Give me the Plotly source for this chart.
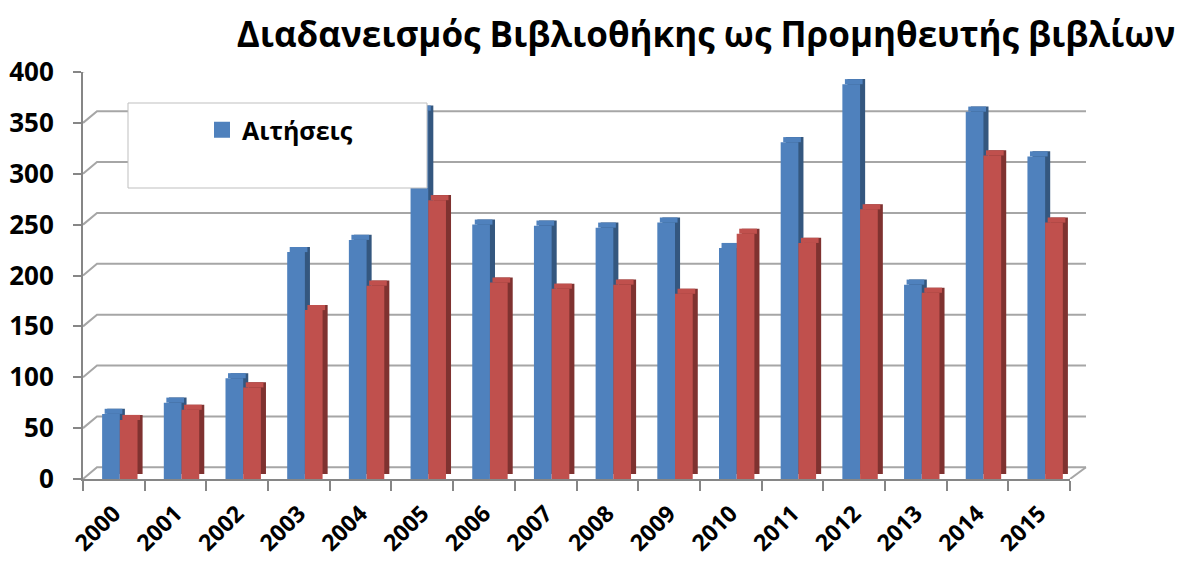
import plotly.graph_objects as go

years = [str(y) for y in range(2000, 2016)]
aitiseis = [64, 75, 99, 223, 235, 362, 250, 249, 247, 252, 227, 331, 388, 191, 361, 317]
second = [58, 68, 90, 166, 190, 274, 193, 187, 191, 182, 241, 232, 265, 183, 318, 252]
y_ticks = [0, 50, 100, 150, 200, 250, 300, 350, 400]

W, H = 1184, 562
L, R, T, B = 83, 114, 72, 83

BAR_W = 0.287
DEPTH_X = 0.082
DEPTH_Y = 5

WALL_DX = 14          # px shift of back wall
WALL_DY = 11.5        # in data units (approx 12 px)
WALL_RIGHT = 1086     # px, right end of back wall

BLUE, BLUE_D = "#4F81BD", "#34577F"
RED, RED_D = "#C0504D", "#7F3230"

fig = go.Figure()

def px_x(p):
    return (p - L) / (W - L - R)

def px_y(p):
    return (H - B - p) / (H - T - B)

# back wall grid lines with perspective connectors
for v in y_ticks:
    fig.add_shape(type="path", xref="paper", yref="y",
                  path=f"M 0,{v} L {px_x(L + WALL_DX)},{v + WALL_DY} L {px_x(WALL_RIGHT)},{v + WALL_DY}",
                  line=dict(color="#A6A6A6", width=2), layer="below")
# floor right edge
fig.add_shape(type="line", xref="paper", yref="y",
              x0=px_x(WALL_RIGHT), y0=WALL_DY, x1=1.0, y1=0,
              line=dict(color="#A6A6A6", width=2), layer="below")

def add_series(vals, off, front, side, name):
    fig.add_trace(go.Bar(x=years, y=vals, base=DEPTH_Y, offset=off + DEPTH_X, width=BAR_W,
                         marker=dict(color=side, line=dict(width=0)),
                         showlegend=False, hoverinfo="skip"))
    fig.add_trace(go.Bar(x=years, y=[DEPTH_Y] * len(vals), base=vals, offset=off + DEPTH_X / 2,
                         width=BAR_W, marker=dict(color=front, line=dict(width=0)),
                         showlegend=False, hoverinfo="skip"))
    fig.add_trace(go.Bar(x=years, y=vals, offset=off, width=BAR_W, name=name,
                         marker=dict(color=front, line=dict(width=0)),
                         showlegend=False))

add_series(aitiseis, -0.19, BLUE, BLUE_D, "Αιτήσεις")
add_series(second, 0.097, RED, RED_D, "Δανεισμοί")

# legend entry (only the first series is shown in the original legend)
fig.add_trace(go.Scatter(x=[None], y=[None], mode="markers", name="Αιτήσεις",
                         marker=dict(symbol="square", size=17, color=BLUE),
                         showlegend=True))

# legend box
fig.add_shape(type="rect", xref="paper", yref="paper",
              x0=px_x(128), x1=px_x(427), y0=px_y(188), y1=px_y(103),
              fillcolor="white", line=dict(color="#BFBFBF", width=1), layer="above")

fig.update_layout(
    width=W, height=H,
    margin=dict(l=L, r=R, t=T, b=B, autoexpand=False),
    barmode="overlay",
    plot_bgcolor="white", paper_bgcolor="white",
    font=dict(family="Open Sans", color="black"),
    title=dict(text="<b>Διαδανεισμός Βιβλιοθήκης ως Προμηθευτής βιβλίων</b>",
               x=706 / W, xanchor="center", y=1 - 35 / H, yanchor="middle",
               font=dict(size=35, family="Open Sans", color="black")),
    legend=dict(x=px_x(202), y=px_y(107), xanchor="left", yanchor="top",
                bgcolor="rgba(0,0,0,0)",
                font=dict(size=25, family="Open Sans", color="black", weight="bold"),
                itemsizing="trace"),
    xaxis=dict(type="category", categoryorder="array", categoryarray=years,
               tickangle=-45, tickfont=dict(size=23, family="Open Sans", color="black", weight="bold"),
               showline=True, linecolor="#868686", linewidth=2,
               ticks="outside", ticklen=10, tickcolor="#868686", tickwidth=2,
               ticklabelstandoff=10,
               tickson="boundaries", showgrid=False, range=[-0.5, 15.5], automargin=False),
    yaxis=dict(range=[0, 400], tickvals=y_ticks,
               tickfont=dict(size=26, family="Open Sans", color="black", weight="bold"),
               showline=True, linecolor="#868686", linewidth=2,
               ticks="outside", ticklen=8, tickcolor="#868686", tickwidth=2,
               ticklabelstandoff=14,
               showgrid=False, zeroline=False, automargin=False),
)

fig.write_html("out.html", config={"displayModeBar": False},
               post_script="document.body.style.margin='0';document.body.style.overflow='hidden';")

****************************************

> YOUR GOAL:
Please quote the lines of the material, beginning with the first and ending with the one that contains "import plotly.graph_objects as go", exactly as written and without any pictures.

> PROBLEM SOLUTION:
Give me the Plotly source for this chart.
import plotly.graph_objects as go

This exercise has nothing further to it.